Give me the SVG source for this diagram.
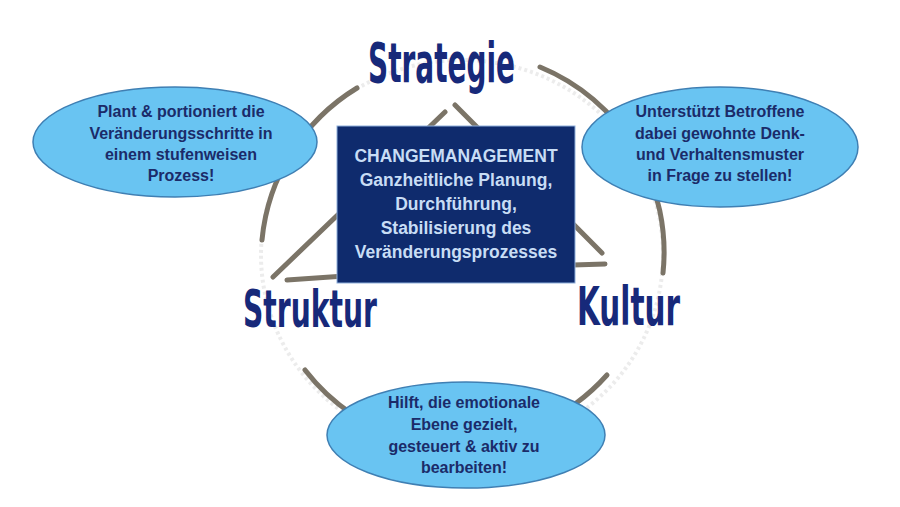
<svg xmlns="http://www.w3.org/2000/svg" width="900" height="507" viewBox="0 0 900 507">
<style>
.stroke{fill:none;stroke:#7b7467;stroke-width:5;stroke-linecap:round}
.faint{fill:none;stroke:#ececec;stroke-width:4;stroke-dasharray:3 3}
.ell{fill:#69c4f2;stroke:#3f7fb3;stroke-width:1.5}
.et{font-family:"Liberation Sans",Arial,sans-serif;font-weight:bold;font-size:16px;fill:#1b2b69;text-anchor:middle}
.bt{font-family:"Liberation Sans",Arial,sans-serif;font-weight:bold;font-size:17.5px;fill:#c8ddf5;text-anchor:middle}
.hw{font-family:"DejaVu Sans",sans-serif;font-weight:bold;fill:#17297a}
</style>
<rect width="900" height="507" fill="#ffffff"/>
<g id="connectors">
<ellipse class="faint" cx="462" cy="255" rx="201" ry="195"/>
<path class="stroke" d="M357,88 A200 200 0 0 0 262,240"/>
<path class="stroke" d="M540,67 A200 200 0 0 1 663,273"/>
<path class="stroke" d="M305,370 A200 200 0 0 0 352,414"/>
<path class="stroke" d="M575,404 A200 200 0 0 0 607,375"/>
<path class="stroke" d="M445,112 L273,277"/>
<path class="stroke" d="M455,105 L602,253"/>
<path class="stroke" d="M287,280 Q450,268 605,264"/>
</g>
<g id="strategie"><text class="hw" x="368" y="82" font-size="56" textLength="147" lengthAdjust="spacingAndGlyphs">Strategie</text></g>
<g id="struktur"><text class="hw" x="243" y="327" font-size="52" textLength="134" lengthAdjust="spacingAndGlyphs">Struktur</text></g>
<g id="kultur"><text class="hw" x="577" y="325" font-size="54" textLength="103" lengthAdjust="spacingAndGlyphs">Kultur</text></g>
<g id="center">
<rect x="337" y="126" width="238" height="157" fill="#0f2b6d" stroke="#8fb0dc" stroke-width="1"/>
<text class="bt" x="456" y="162">CHANGEMANAGEMENT</text>
<text class="bt" x="456" y="186">Ganzheitliche Planung,</text>
<text class="bt" x="456" y="210">Durchführung,</text>
<text class="bt" x="456" y="234">Stabilisierung des</text>
<text class="bt" x="456" y="258">Veränderungsprozesses</text>
</g>
<g id="left">
<ellipse class="ell" cx="175" cy="142" rx="142" ry="55"/>
<text class="et" x="181" y="117">Plant &amp; portioniert die</text>
<text class="et" x="181" y="139">Veränderungsschritte in</text>
<text class="et" x="181" y="160">einem stufenweisen</text>
<text class="et" x="181" y="181">Prozess!</text>
</g>
<g id="right">
<ellipse class="ell" cx="720" cy="147" rx="138" ry="60"/>
<text class="et" x="720" y="117">Unterstützt Betroffene</text>
<text class="et" x="720" y="139">dabei gewohnte Denk-</text>
<text class="et" x="720" y="160">und Verhaltensmuster</text>
<text class="et" x="720" y="181">in Frage zu stellen!</text>
</g>
<g id="bottom">
<ellipse class="ell" cx="466" cy="435" rx="139" ry="53"/>
<text class="et" x="464" y="408">Hilft, die emotionale</text>
<text class="et" x="464" y="430">Ebene gezielt,</text>
<text class="et" x="464" y="452">gesteuert &amp; aktiv zu</text>
<text class="et" x="464" y="473">bearbeiten!</text>
</g>
</svg>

### Exercise description
Working from the material above, transcribe it exactly while omitting pictures.

### Reply
Give me the SVG source for this diagram.
<svg xmlns="http://www.w3.org/2000/svg" width="900" height="507" viewBox="0 0 900 507">
<style>
.stroke{fill:none;stroke:#7b7467;stroke-width:5;stroke-linecap:round}
.faint{fill:none;stroke:#ececec;stroke-width:4;stroke-dasharray:3 3}
.ell{fill:#69c4f2;stroke:#3f7fb3;stroke-width:1.5}
.et{font-family:"Liberation Sans",Arial,sans-serif;font-weight:bold;font-size:16px;fill:#1b2b69;text-anchor:middle}
.bt{font-family:"Liberation Sans",Arial,sans-serif;font-weight:bold;font-size:17.5px;fill:#c8ddf5;text-anchor:middle}
.hw{font-family:"DejaVu Sans",sans-serif;font-weight:bold;fill:#17297a}
</style>
<rect width="900" height="507" fill="#ffffff"/>
<g id="connectors">
<ellipse class="faint" cx="462" cy="255" rx="201" ry="195"/>
<path class="stroke" d="M357,88 A200 200 0 0 0 262,240"/>
<path class="stroke" d="M540,67 A200 200 0 0 1 663,273"/>
<path class="stroke" d="M305,370 A200 200 0 0 0 352,414"/>
<path class="stroke" d="M575,404 A200 200 0 0 0 607,375"/>
<path class="stroke" d="M445,112 L273,277"/>
<path class="stroke" d="M455,105 L602,253"/>
<path class="stroke" d="M287,280 Q450,268 605,264"/>
</g>
<g id="strategie"><text class="hw" x="368" y="82" font-size="56" textLength="147" lengthAdjust="spacingAndGlyphs">Strategie</text></g>
<g id="struktur"><text class="hw" x="243" y="327" font-size="52" textLength="134" lengthAdjust="spacingAndGlyphs">Struktur</text></g>
<g id="kultur"><text class="hw" x="577" y="325" font-size="54" textLength="103" lengthAdjust="spacingAndGlyphs">Kultur</text></g>
<g id="center">
<rect x="337" y="126" width="238" height="157" fill="#0f2b6d" stroke="#8fb0dc" stroke-width="1"/>
<text class="bt" x="456" y="162">CHANGEMANAGEMENT</text>
<text class="bt" x="456" y="186">Ganzheitliche Planung,</text>
<text class="bt" x="456" y="210">Durchführung,</text>
<text class="bt" x="456" y="234">Stabilisierung des</text>
<text class="bt" x="456" y="258">Veränderungsprozesses</text>
</g>
<g id="left">
<ellipse class="ell" cx="175" cy="142" rx="142" ry="55"/>
<text class="et" x="181" y="117">Plant &amp; portioniert die</text>
<text class="et" x="181" y="139">Veränderungsschritte in</text>
<text class="et" x="181" y="160">einem stufenweisen</text>
<text class="et" x="181" y="181">Prozess!</text>
</g>
<g id="right">
<ellipse class="ell" cx="720" cy="147" rx="138" ry="60"/>
<text class="et" x="720" y="117">Unterstützt Betroffene</text>
<text class="et" x="720" y="139">dabei gewohnte Denk-</text>
<text class="et" x="720" y="160">und Verhaltensmuster</text>
<text class="et" x="720" y="181">in Frage zu stellen!</text>
</g>
<g id="bottom">
<ellipse class="ell" cx="466" cy="435" rx="139" ry="53"/>
<text class="et" x="464" y="408">Hilft, die emotionale</text>
<text class="et" x="464" y="430">Ebene gezielt,</text>
<text class="et" x="464" y="452">gesteuert &amp; aktiv zu</text>
<text class="et" x="464" y="473">bearbeiten!</text>
</g>
</svg>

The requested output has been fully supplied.